Inn business / Global
Inventory no. 12
A Japanese inn special: the Masuichi Kyakuden Brewery hotel in Obuse, plus our great spring gift guide.
The quest for the perfect hotel might be over. And it could well be in the tiny Japanese town of Obuse – population 12,000 – hitherto best known for its mountain scenery and a nice line in chestnut bonbons. Masuichi Kyakuden ticks all the right boxes: picturesque location, thoughtful service and better amenities than you’d find in most top city hotels.
The owner is Tsugio Ichimura, the 17th-generation owner of the Masuichi sake brewery, and president of a chestnut confectionery company. The Ichimuras have been leading lights in Obuse for centuries, and Tsugio has worked hard to preserve the historic town’s unspoilt look.
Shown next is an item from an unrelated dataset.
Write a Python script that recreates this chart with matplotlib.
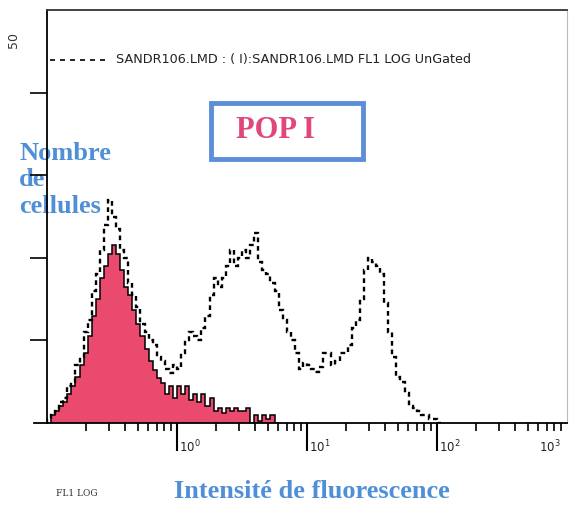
import numpy as np
import matplotlib
matplotlib.use("Agg")
import matplotlib.pyplot as plt
from matplotlib.patches import Rectangle
from matplotlib.transforms import blended_transform_factory

# ---- data: channel counts, 32 channels per decade starting at 10^-1 ----
ungated = [0.5, 1, 1.5, 2.5, 3, 4.5, 5, 7, 8, 11,
           12.5, 16, 18, 21, 24, 27, 25, 23.5, 21, 20,
           17, 15.5, 14, 12, 11, 10, 9.5, 8, 7.5, 6.5,
           6, 7, 6.5, 8.5, 10, 11, 10.5, 10, 11.5, 13,
           15.5, 17.5, 16.5, 17.5, 19, 21, 19, 20, 21, 20,
           21.5, 23, 19.5, 18.5, 18, 17, 16, 13.7, 12.5, 11,
           10, 8.5, 6.5, 7.3, 7, 6.5, 6.2, 6.8, 8.5, 8.5,
           7, 7.5, 8.5, 8.5, 9.5, 11.5, 12.5, 15, 18.5, 20,
           19.5, 19, 18, 14.5, 11, 8, 5.6, 5, 3.6, 2,
           1.8, 1.5, 1, 1, 0.5, 0.5, 0]
gated = [0, 1, 1.5, 2, 2.5, 3.5, 4.5, 5.6, 7, 8.5,
         10.5, 13, 15, 17.5, 19, 20.5, 21.5, 20.5, 18.5, 16.5,
         15.5, 13.7, 12, 10.5, 9, 7.5, 6.4, 5.5, 4.8, 3.5,
         4.5, 3, 4.5, 3.5, 4.5, 2.8, 3.5, 2.5, 3.5, 2,
         3, 1.5, 1.8, 1.2, 1.8, 1.5, 1.8, 1.5, 1.5, 1.8,
         0, 1, 0.3, 1, 0.5, 1, 0]
x_tick_labels = [r"$10^0$", r"$10^1$", r"$10^2$", r"$10^3$"]
legend_text = "SANDR106.LMD : ( I):SANDR106.LMD FL1 LOG UnGated"

W, H = 569, 507
fig = plt.figure(figsize=(W / 100, H / 100), dpi=100)
ax = fig.add_axes([47 / W, 1 - 423 / H, 520 / W, 413 / H])

per_dec = 32
edges_u = 10 ** (-1 + np.arange(len(ungated) + 1) / per_dec)
edges_g = 10 ** (-1 + np.arange(len(gated) + 1) / per_dec)

pink = "#e94a6e"
ax.stairs(gated, edges_g, fill=True, color=pink, lw=0, zorder=2)
ax.stairs(gated, edges_g, color="black", lw=1.1, zorder=3)
ax.stairs(ungated, edges_u, color="black", lw=1.7,
          linestyle=(0, (2.0, 1.6)), zorder=4)

ax.set_xscale("log")
ax.set_xlim(0.1, 1000)
ax.set_ylim(0, 50)

for s in ["left", "bottom", "top"]:
    ax.spines[s].set_color("black")
    ax.spines[s].set_linewidth(1.3)
ax.spines["top"].set_color("#333333")
ax.spines["right"].set_color("#bbbbbb")
ax.spines["right"].set_linewidth(0.8)

ax.set_yticks([10, 20, 30, 40])
ax.tick_params(axis="y", direction="out", length=12, width=1.2, labelleft=False)
ax.set_xticks([1, 10, 100])
ax.tick_params(axis="x", which="major", direction="out", length=20, width=1.5,
               labelbottom=False)
ax.tick_params(axis="x", which="minor", direction="out", length=6, width=1.2)

ax.plot([-0.025, 0], [0, 0], transform=ax.transAxes, color="black",
        lw=1.3, clip_on=False)

trans = blended_transform_factory(ax.transData, ax.transAxes)
for xv, lab in zip([1, 10, 100], x_tick_labels[:3]):
    ax.text(xv * 1.03, -0.058, lab, transform=trans, ha="left", va="center",
            fontsize=8.5, family="DejaVu Serif", color="#222222")
ax.text(10 ** 2.95, -0.058, x_tick_labels[3], transform=trans, ha="right",
        va="center", fontsize=8.5, family="DejaVu Serif", color="#222222")

def fx(x):
    return x / W

def fy(y):
    return 1 - y / H

fig.text(fx(13), fy(40), "50", rotation=90, ha="center", va="center",
         fontsize=9, color="#333333")

ax.plot([fx(50), fx(108)], [fy(60), fy(60)], transform=fig.transFigure,
        color="black", lw=1.2, linestyle=(0, (3, 3)), clip_on=False)
fig.text(fx(116), fy(60), legend_text, ha="left", va="center", fontsize=9.2,
         family="DejaVu Sans", color="#222222")

box = Rectangle((fx(211), fy(159)), (363 - 211) / W, (159 - 103) / H,
                transform=fig.transFigure, fill=False, edgecolor="#5d8fd9",
                lw=3.5)
fig.add_artist(box)
fig.text(fx(275), fy(131), "POP I", ha="center", va="center", fontsize=22,
         family="Liberation Serif", weight="bold", color="#e0487a")

blue = "#4f8fd6"
ax.text(fx(19), fy(180), "Nombre\nde\ncellules", ha="left", va="center",
        fontsize=19, family="Liberation Serif", weight="bold", color=blue,
        linespacing=1.2, transform=fig.transFigure, clip_on=False, zorder=1)
fig.text(fx(312), fy(491), "Intensité de fluorescence", ha="center",
         va="center", fontsize=19, family="Liberation Serif", weight="bold",
         color=blue)
fig.text(fx(77), fy(493), "FL1 LOG", ha="center", va="center", fontsize=6.5,
         family="DejaVu Serif", color="#333333")

fig.savefig("out.png", dpi=100)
“We thought there should be a new category between a business hotel and a traditional ryokan inn,” he says. He wanted somewhere that could be both a retreat and a place for people to work. “We used to have a tradition of a kyakuden, a guest hall on the Masuichi estate where visitors could come and stay. We wanted to recreate something of that idea.” He worked alongside Sarah Marie Cummings, an American who has made Obuse her home and is now a director of the brewery. She has overseen the Masuichi renovation, restoring the old buildings, and adding restaurants and a brewery shop.
The Kyakuden building was designed by Shukei Jigyo, a young firm in Obuse which looks for old buildings that are due to be demolished and repairs them using traditional methods. It re-thatches roofs, builds earth walls, salvages old tiles and bakes new ones with local clay.
For Kyakuden, it relocated three old sugar storehouses, used two old buildings already on site – one Edo-era building is now the library – and built two more from scratch. They are all set around a courtyard to create a seamless exterior. The interiors were entrusted to John Morford, designer of Ichimura’s favourite hotel, the Park Hyatt in Tokyo. He combined the refurbished framework with finishing touches worthy of a five-star hotel: flat-screen TVs, surround sound, mood lighting, heated floors and glass bathtubs.
The rooms are so cosy that you might be tempted to stay in and order from the room service menu, but that would be to miss out on dinner at The Club, which has an open kitchen serving the yoritsuki food beloved of brewers – grilled Shinshu beef, oven-steamed rice and a choko or two of Masuichi sake, followed by a glass of Nagano merlot in the piano bar. The slow-life crowd who come to buy local wine and produce on Obuse’s Chestnut Lane will love the Kyakuden breakfast which comes with local apple juice, freshly baked bread, organic eggs and home-made jam.
The eight staff at Kyakuden, who have to do everything from manning the front desk to weeding the garden, wear a traditional outfit of indigo-dyed cotton. Obuse has no shortage of visitors, many of whom are drawn by the town’s charm and the connection with Hokusai, Japan’s most famous woodblock artist, who had a studio in Obuse 160 years ago. “We just hope people feel Obuse and its chestnut orchards are like their own backyard,” says Ichimura.
The fluffy bathsheets and bathrobes, crisp cotton sheets and original nightshirts were custom ordered for Masuichi Kyakuden from Shanon Trading in Nagoya, which supplies linen to many of the five-star hotel chains.
For the small terraces outside the rooms, Ichimura chose slippers designed by the costume artist Hibino Kozue for sandal maker Mizutori. They’re made by traditional craftsmen using hinoki cedar.